In Champaran, Mahatma Gandhi started protests and strikes against the landowners using the tactics of the civil disobedience campaign. As a result, the government established the Champaran agrarian committee, which included Gandhi ji as a member. All of the growers' demands were granted, and the Satyagraha was successful.

2. Kheda Satyagraha (1917-1918)

Mohan Lal Pandey launched a no-tax movement in 1917, calling for the cancellation of taxes owed as a result of a meagre agricultural yield or crop failure in the Gujarati village of Kheda. Mahatma Gandhi accepted the invitation and joined the cause on March 22, 1918. He began Satyagraha there. Indulal Yagnik and Vallabhbhai Patel also joined the cause. The British government finally complied with the demands, and the effort was successful.

3. Non-Cooperation Movement

In response to the massacre in Jallianwala Bagh, Mahatma Gandhi started the non-cooperation movement in 1920. Gandhi ji persuaded people to launch the nonviolent non-cooperation movement, which was a necessary step to achieving independence with the assistance of congress.

He developed the idea of Swaraj, which was essential to the Indian freedom struggle. As the movement gathered traction, people began to boycott British government entities such as business and education institutions as well as government offices. But, after the Chauri Chaura event which caused the death of 23 police officers, Gandhi called off the campaign.

4. Civil-Disobedience Movement (1930)

In a speech to the country published in the journal Young India in March 1930, Mahatma Gandhi declared his willingness to put an end to the movement if his eleven requests were granted by the government. However, Lord Irwin was in charge of the government at the moment, and he ignored him. Mahatma Gandhi started the movement vigorously as a result.

Between March 12 and April 6, 1930, he led the Dandi March, which launched the movement. On 6 April 1930, Mahatma Gandhi and his supporters marched from Sabarmati Ashram to Dandi in the coastal Navsari District of Ahmedabad and defied the salt prohibition by producing salt.

Students dropped out of college and government employees quit their jobs as a result of this campaign. It also included boycotting imported clothing, burning clothing in public, failing to pay taxes, having women hold a dharna outside the government liquor store, etc.

Furthermore, Mahatma Gandhi adopted Khadi cloth as a foundational element of the Swadeshi Movement, a campaign to forbid the use of imported goods and materials. He believed that fostering indigenous industry and employment would assist in bringing India out of poverty. Additionally, it would relieve India of its dependence on pricy imports that were coming from Britain even if the basic material were Indian.

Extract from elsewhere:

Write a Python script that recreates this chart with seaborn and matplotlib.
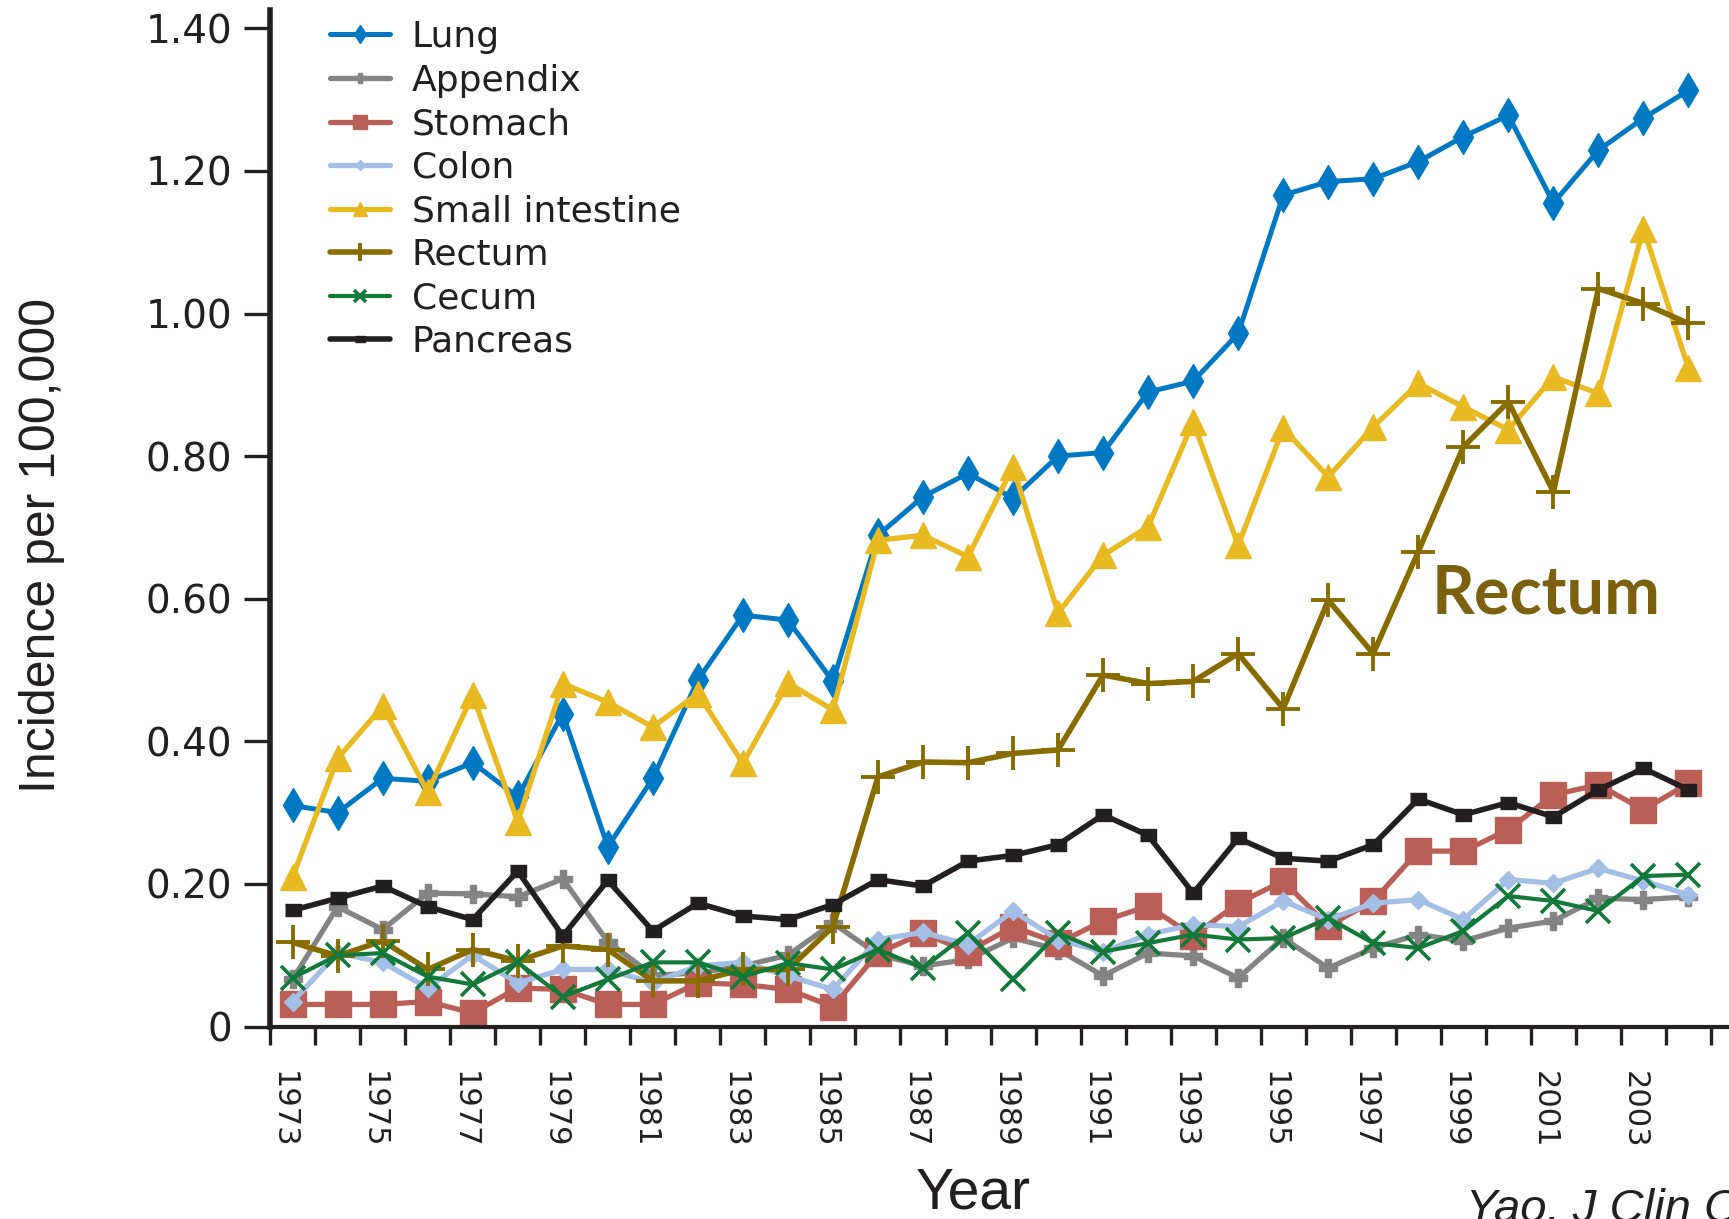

Gandhi saw the need for the Indian people to reclaim what was rightfully theirs and use their own labour and skills to build their own prosperity. Gandhi ordered every man and woman to produce and collect their own supplies for the yarn needed to create Khadi fabric, which became the centrepiece of this campaign. Additionally, he urged everyone-rich or poor-to spend some time each day spinning Khadi. Through pooling labour, this entire nationwide endeavour aided in bringing about togetherness. People from all social strata banded together to fulfil Gandhi's request, and their actions aided the nation in its drive toward economic independence. Entire communities joined the movement, using fashion as a means of achieving economic independence.


The reason for celebrating Gandhi's birthday is his journey from being Mohandas to becoming Mahatma Gandhi. He tried, experimented, failed many times and then come to any conclusion or decision. His simplicity is worldwide famous. Whether it's hot or cold he has always been seen in a dhoti, one stick and his spectacles. Typically, when we think about Gandhi, we see him wrapped in a white shawl and wearing a white loincloth (dhoti).

He always believed in working. Work is worship is what his concept was. Gandhi made this statement. He said this because he wanted to emphasise to his countrymen how important hard effort is and how it yields wonderful benefits.

He was a very emphatic person. He never hesitated in accepting his mistakes. Because of his non-cooperative movement, a violent mob burnt the Chauri Chura police station where 23 policemen were trapped. After this incident, he immediately called off the movement and held himself responsible for this and asked for a fair penalty.

His vision was not only to make India independent from British rule but also to end the dependency on foreign products. And with this thought in 1918, he introduced the Swadeshi Movement.